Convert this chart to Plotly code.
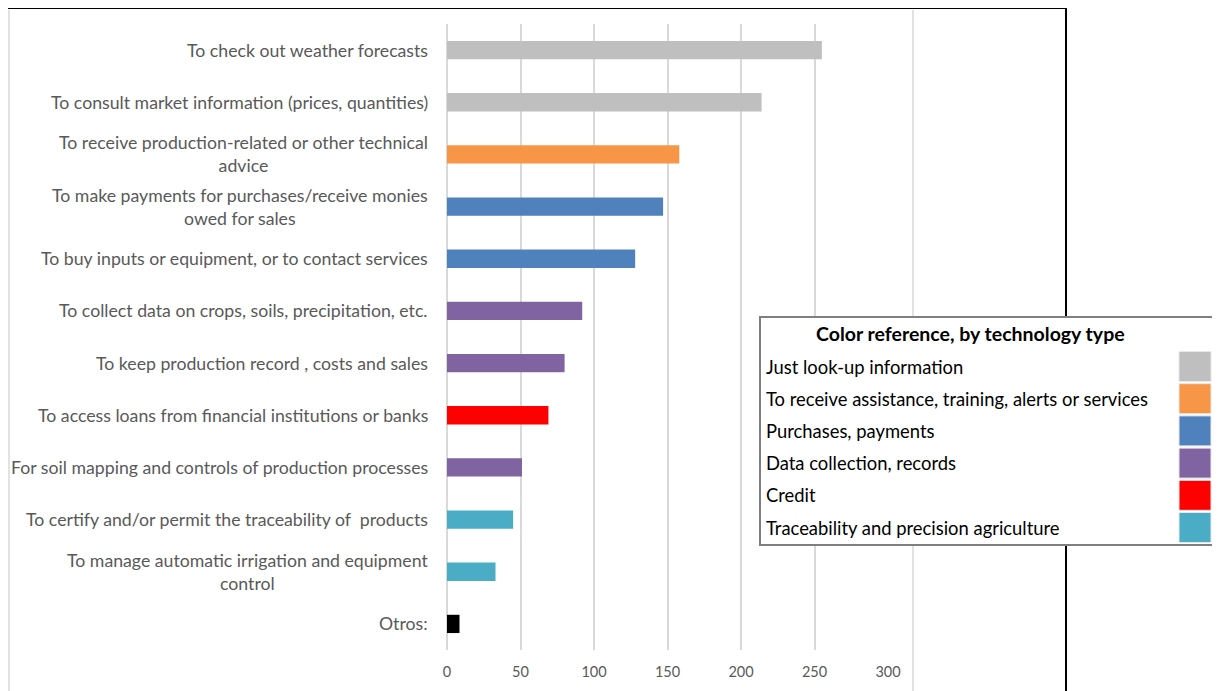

* * *

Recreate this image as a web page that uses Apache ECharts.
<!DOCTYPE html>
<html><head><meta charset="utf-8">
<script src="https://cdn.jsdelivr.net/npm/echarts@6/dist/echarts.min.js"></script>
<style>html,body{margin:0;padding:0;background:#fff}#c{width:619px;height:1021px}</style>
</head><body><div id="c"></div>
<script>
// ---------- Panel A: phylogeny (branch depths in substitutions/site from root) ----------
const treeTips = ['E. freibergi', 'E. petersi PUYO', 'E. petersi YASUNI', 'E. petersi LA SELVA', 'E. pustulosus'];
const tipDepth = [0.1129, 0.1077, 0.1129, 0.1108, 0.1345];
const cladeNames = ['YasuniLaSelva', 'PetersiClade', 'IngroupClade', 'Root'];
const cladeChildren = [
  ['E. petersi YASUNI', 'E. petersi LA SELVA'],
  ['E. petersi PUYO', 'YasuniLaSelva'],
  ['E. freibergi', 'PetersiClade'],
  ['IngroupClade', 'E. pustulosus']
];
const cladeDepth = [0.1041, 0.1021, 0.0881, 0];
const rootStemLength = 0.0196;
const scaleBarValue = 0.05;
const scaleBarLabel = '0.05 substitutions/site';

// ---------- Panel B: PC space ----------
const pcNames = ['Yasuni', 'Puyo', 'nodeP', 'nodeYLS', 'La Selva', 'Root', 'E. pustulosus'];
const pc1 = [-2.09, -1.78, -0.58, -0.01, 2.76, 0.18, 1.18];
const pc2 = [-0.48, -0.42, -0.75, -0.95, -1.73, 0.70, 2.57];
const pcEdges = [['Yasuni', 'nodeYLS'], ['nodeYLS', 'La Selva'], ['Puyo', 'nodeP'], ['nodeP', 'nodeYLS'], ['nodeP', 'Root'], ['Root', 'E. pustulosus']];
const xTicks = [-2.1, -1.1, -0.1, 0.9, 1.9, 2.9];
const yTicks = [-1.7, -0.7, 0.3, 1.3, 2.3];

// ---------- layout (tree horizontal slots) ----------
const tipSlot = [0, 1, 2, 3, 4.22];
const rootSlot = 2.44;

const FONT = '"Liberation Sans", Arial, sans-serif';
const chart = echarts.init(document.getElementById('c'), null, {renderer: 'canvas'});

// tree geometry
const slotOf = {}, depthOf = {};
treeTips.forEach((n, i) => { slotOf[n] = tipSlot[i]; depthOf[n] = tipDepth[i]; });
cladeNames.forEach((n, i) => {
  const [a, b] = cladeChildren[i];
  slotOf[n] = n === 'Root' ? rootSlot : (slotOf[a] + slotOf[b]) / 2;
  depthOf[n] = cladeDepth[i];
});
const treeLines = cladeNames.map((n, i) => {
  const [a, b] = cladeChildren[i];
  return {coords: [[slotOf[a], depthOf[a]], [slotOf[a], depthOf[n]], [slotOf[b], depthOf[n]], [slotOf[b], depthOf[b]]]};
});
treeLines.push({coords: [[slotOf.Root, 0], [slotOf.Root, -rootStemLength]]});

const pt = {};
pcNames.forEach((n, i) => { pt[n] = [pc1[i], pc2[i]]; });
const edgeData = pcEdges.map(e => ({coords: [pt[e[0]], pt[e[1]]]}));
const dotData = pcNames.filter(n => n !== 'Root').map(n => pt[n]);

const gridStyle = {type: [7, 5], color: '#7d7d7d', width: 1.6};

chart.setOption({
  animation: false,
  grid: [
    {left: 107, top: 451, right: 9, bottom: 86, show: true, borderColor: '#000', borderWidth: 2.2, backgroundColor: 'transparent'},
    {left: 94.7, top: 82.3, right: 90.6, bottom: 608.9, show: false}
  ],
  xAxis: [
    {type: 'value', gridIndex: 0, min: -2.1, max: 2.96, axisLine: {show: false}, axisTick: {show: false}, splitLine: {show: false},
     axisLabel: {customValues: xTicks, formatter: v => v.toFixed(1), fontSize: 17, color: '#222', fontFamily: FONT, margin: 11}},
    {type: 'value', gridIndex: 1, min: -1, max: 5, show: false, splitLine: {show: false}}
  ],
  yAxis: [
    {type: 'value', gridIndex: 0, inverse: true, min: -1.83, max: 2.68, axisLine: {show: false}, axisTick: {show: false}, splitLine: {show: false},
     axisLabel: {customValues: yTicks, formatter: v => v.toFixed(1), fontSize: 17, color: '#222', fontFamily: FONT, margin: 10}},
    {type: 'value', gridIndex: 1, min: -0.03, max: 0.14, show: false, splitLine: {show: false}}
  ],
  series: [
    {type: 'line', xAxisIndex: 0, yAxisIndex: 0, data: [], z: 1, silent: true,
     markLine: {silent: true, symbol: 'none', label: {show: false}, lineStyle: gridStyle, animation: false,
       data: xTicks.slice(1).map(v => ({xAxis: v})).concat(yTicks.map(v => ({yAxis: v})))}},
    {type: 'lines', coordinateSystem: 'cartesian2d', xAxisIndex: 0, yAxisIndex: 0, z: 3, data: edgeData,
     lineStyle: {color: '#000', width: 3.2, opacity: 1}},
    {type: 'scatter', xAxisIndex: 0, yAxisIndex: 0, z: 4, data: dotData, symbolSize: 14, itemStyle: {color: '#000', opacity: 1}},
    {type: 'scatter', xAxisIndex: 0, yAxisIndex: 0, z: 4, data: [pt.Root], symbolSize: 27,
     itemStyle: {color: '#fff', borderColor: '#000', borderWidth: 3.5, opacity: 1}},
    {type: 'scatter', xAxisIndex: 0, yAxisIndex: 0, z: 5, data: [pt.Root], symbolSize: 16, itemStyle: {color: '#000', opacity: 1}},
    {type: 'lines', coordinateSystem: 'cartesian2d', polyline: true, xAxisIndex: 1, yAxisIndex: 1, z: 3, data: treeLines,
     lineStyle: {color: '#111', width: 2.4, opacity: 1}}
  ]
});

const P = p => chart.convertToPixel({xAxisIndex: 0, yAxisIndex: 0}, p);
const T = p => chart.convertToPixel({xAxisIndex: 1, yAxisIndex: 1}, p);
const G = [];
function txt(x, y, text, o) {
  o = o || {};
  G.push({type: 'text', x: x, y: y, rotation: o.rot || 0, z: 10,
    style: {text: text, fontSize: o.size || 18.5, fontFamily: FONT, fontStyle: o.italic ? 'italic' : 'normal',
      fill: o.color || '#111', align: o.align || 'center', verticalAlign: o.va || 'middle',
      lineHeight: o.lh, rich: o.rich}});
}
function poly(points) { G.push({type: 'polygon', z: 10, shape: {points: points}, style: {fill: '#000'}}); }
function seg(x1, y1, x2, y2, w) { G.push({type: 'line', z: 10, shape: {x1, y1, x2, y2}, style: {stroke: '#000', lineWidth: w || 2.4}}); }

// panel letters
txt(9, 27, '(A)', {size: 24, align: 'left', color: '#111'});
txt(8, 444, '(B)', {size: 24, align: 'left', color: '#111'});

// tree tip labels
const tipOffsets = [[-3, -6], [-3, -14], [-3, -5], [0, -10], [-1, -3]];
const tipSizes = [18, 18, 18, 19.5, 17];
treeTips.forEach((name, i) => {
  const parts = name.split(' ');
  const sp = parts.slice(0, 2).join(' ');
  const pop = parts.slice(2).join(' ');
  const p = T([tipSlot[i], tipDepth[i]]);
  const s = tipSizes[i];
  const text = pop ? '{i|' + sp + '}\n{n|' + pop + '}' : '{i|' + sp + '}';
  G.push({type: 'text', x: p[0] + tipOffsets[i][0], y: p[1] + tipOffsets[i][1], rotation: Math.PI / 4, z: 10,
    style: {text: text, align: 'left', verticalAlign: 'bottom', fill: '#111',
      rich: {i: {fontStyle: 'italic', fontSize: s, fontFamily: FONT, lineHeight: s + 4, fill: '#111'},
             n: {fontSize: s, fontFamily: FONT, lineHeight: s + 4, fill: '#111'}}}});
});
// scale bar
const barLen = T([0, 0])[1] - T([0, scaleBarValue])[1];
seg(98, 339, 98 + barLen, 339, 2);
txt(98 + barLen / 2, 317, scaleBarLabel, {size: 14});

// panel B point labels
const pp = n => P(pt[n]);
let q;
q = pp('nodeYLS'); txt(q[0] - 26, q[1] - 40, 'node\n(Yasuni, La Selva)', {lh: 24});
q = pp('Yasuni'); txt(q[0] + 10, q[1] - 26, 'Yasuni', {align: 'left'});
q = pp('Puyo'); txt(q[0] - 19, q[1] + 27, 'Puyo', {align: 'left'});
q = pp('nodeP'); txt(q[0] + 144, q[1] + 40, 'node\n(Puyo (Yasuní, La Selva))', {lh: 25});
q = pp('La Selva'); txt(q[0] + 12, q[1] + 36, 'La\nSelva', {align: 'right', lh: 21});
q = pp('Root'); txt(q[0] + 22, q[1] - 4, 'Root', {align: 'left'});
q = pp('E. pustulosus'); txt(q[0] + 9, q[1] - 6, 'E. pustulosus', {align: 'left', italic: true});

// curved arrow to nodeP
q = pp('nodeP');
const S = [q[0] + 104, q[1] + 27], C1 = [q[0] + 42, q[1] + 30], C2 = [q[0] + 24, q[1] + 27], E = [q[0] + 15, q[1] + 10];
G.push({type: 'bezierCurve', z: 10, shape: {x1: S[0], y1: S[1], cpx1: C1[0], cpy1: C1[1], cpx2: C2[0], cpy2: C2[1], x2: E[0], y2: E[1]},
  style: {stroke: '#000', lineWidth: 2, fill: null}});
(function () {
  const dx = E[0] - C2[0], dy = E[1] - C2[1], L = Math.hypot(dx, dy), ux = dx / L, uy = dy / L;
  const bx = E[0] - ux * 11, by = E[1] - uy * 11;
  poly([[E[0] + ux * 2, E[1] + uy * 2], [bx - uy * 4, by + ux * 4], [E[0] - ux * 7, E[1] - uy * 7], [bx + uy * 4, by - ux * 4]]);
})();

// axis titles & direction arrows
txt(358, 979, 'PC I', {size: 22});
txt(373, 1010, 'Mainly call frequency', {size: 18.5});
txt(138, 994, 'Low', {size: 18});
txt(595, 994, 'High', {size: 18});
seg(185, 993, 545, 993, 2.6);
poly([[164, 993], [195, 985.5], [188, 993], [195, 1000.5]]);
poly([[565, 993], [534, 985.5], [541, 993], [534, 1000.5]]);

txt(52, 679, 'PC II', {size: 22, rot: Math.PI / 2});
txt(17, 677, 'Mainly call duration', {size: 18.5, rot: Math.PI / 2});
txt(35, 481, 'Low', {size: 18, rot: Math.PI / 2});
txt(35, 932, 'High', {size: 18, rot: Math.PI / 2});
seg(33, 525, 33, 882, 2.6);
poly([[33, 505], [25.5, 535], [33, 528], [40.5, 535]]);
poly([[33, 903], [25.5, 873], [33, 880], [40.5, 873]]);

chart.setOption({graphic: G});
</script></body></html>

● **Short task**
Where a line of the records above holds the word "this", copy that line.

● **Written answer**
Convert this chart to Plotly code.
Recreate this image as a web page that uses Apache ECharts.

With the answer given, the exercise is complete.